◆ Prompt: Scan the listing below. Report each line that includes "React".

◆ Data shown:
----
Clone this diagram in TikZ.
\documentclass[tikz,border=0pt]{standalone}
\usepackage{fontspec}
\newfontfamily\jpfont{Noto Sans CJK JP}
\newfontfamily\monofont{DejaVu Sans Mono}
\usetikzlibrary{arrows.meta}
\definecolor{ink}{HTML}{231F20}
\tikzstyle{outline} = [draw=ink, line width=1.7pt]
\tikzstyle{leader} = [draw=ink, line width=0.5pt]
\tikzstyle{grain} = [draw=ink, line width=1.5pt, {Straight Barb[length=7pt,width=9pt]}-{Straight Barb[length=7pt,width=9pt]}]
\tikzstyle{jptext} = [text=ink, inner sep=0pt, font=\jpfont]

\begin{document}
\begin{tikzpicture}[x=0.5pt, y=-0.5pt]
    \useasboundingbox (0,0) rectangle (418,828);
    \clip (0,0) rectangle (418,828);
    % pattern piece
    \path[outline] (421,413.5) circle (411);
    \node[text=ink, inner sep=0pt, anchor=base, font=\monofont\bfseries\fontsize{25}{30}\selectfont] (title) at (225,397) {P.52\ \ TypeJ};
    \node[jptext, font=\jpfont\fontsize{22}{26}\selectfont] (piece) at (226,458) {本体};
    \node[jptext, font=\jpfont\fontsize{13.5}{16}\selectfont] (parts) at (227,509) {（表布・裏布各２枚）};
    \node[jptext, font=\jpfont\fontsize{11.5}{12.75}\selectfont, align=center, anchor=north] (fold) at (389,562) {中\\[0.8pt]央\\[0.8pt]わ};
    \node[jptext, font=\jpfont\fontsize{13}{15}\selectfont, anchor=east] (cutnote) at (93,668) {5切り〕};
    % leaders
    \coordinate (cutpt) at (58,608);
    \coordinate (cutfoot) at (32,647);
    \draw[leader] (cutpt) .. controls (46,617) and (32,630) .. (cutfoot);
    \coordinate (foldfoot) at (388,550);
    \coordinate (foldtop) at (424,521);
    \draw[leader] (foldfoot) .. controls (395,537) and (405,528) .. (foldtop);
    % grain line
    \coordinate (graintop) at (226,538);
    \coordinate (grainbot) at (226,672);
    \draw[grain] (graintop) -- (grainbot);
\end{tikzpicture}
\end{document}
----
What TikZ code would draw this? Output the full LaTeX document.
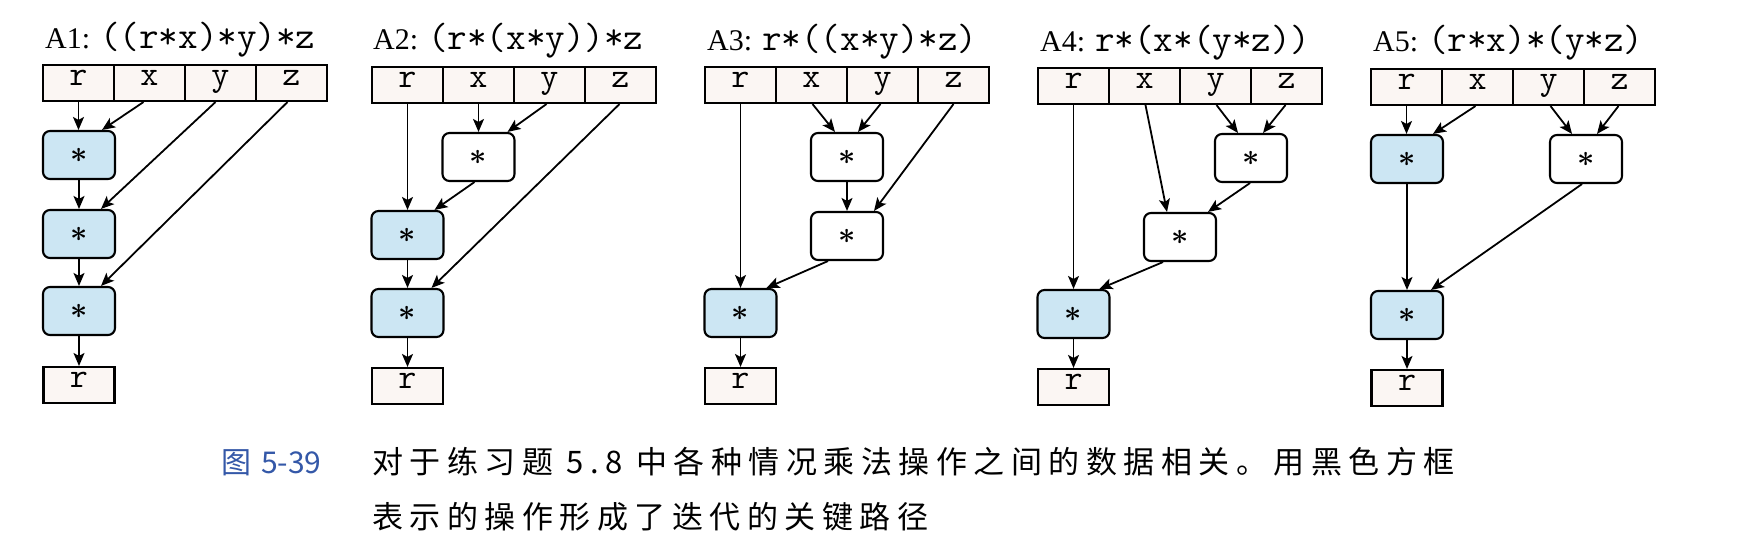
----
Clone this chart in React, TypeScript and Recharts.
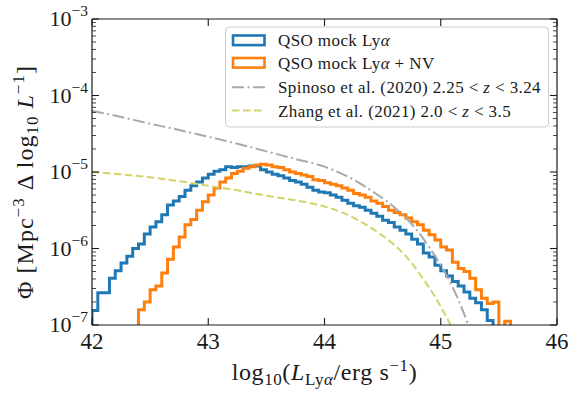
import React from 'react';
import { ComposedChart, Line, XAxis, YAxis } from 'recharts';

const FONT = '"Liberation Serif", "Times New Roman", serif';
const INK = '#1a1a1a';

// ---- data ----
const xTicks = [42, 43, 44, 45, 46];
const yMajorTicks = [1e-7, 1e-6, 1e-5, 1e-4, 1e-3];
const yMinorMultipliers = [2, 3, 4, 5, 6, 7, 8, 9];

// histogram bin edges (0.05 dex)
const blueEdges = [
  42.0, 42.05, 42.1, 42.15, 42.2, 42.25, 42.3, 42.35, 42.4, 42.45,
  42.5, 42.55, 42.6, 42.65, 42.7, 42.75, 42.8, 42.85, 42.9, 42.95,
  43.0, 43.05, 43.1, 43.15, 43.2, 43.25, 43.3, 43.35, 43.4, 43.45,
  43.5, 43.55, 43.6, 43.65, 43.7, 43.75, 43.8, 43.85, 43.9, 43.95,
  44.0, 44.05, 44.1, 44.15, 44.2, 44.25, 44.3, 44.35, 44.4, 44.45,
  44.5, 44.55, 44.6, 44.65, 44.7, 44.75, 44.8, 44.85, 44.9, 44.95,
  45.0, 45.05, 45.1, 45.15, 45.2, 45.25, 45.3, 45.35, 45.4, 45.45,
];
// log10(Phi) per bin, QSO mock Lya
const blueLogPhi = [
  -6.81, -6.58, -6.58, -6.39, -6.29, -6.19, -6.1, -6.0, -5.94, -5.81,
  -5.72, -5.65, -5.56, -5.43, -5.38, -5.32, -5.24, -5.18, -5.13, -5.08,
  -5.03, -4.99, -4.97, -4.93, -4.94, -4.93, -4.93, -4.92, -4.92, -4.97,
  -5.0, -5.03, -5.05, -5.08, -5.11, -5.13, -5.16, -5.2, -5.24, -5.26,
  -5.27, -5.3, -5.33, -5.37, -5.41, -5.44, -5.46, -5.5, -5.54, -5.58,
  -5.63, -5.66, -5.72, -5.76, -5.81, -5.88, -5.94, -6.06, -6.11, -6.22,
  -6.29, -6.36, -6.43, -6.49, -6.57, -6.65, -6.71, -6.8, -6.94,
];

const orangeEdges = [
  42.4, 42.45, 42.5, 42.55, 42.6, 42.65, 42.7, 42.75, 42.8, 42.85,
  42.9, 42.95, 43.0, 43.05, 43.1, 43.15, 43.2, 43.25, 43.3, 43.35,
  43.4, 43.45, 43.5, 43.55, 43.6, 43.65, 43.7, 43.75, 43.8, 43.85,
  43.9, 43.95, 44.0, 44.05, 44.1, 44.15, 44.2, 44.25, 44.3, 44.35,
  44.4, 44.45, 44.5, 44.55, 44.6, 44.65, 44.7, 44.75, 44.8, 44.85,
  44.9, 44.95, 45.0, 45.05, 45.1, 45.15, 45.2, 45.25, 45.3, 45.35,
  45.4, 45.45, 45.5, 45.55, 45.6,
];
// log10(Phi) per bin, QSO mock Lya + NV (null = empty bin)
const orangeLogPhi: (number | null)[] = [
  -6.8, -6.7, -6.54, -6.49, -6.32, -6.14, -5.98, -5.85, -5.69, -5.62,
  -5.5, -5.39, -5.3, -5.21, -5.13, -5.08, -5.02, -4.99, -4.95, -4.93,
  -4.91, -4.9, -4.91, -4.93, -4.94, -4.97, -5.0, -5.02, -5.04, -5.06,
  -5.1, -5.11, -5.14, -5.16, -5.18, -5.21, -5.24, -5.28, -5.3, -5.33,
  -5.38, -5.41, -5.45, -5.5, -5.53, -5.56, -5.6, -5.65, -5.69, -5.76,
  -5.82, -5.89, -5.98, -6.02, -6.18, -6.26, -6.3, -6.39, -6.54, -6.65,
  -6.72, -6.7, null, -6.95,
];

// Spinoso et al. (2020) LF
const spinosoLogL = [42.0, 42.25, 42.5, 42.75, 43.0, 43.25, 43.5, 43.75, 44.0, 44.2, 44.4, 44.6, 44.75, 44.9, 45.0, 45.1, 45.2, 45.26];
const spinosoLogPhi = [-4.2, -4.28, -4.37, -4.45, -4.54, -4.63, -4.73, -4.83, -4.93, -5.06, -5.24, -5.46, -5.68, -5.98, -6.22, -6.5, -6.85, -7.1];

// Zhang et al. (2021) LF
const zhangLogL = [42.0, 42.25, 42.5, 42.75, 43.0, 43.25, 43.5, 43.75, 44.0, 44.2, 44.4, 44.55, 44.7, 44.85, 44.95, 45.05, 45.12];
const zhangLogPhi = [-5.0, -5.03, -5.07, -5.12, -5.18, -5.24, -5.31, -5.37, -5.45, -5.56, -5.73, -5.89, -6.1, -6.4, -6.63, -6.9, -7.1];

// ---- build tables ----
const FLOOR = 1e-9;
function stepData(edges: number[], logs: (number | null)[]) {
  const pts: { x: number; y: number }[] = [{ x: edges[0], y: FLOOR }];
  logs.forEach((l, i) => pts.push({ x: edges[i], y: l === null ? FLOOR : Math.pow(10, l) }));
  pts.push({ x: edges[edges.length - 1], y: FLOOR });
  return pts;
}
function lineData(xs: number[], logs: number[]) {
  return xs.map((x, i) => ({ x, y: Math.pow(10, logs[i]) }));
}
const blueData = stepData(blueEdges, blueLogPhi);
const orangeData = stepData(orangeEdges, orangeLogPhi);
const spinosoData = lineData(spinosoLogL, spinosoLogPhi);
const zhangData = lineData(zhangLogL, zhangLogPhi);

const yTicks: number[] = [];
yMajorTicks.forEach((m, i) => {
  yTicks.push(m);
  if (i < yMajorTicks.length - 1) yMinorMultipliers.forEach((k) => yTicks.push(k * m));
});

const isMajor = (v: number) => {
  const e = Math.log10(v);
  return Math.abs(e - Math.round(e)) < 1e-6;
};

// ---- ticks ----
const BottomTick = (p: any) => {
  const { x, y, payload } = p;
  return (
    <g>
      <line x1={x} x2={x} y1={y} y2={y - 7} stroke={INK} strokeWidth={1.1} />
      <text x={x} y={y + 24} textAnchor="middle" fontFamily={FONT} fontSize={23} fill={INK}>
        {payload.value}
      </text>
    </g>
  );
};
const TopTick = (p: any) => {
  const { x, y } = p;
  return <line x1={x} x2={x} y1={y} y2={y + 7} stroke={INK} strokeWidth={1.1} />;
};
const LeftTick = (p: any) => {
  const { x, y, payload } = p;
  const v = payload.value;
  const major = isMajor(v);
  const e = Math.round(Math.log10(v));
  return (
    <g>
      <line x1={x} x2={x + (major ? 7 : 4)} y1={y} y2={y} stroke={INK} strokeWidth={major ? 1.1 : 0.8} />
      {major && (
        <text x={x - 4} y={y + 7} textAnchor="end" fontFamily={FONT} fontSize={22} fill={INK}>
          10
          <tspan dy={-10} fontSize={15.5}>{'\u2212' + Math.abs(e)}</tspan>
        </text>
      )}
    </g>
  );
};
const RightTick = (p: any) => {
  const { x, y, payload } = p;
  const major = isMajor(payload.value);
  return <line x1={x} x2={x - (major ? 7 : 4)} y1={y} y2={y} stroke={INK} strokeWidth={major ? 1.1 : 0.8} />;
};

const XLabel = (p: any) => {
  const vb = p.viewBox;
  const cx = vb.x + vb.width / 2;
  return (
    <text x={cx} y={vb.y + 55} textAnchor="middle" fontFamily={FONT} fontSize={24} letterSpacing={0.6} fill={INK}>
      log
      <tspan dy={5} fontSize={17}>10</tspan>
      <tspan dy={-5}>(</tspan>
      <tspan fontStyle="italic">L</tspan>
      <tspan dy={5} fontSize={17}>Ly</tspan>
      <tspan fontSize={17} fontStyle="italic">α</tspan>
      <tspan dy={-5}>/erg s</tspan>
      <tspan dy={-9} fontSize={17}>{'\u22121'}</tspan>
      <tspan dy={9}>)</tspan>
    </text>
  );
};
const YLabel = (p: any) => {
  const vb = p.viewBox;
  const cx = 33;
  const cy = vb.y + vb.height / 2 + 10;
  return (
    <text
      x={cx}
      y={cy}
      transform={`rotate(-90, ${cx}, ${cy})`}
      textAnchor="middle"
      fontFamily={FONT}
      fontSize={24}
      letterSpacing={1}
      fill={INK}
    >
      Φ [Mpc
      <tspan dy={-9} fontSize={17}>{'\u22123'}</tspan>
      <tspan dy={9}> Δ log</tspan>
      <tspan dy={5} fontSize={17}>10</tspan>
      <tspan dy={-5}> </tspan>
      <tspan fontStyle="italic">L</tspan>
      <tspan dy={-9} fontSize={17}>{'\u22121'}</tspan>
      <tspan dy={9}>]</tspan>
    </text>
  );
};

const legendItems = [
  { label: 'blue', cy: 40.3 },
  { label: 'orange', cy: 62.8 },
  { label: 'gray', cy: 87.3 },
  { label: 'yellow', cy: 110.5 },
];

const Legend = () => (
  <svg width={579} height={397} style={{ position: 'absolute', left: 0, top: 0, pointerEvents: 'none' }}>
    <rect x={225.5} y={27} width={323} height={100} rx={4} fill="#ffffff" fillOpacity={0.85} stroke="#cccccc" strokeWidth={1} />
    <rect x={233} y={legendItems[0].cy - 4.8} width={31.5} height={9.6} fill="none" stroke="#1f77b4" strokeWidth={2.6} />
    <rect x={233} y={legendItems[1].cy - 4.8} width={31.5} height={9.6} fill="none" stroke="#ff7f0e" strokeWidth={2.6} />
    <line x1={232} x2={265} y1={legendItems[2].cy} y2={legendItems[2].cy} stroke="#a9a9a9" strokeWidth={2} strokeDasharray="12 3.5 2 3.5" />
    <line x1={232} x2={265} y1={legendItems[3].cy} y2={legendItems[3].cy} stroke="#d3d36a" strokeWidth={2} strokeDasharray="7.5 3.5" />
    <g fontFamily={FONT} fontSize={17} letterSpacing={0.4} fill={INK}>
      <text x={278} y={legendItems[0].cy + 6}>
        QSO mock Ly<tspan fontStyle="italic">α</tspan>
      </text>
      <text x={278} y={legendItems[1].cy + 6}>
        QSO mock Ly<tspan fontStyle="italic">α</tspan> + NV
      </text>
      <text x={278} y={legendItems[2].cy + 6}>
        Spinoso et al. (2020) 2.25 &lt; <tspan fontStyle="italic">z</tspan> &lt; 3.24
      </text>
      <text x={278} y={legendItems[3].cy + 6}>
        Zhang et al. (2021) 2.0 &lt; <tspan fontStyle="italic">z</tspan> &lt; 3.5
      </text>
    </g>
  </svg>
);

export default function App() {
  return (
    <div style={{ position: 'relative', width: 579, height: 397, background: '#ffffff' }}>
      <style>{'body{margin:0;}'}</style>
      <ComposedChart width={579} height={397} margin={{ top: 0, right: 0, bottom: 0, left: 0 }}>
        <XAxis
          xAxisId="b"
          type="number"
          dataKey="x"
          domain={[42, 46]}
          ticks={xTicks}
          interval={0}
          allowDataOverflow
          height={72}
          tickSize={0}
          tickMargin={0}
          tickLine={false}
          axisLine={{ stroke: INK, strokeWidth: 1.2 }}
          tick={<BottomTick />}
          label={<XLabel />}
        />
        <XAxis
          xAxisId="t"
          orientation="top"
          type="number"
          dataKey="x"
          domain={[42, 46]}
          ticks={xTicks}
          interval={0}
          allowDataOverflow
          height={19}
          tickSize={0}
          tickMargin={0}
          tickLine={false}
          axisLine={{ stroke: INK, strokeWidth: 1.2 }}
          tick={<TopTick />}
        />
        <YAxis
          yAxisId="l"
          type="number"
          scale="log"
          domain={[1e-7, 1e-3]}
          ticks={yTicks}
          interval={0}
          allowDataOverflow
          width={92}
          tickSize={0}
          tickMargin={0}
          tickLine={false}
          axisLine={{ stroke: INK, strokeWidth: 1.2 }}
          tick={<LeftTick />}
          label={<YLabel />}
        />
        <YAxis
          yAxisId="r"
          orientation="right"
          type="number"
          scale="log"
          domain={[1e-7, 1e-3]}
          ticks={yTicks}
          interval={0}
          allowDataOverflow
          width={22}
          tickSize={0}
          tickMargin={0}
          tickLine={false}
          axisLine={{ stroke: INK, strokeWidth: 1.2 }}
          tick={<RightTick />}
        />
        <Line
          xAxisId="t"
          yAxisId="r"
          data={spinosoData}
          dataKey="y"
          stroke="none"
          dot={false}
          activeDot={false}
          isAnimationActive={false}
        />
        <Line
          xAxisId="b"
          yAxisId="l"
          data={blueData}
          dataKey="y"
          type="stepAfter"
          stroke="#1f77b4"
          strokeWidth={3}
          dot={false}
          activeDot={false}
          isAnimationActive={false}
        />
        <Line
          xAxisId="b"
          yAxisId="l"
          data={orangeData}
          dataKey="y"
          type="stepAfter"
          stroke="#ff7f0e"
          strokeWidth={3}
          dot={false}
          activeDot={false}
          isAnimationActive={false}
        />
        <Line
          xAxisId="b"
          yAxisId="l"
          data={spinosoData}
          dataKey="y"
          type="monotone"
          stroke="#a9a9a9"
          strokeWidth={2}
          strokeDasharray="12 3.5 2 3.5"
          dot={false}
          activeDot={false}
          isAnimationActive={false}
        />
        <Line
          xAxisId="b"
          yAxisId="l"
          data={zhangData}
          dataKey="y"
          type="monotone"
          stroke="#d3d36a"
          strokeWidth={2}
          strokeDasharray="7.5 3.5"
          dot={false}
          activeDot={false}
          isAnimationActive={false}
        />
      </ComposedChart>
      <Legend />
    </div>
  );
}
----
◆ Correct output:
Clone this chart in React, TypeScript and Recharts.
import React from 'react';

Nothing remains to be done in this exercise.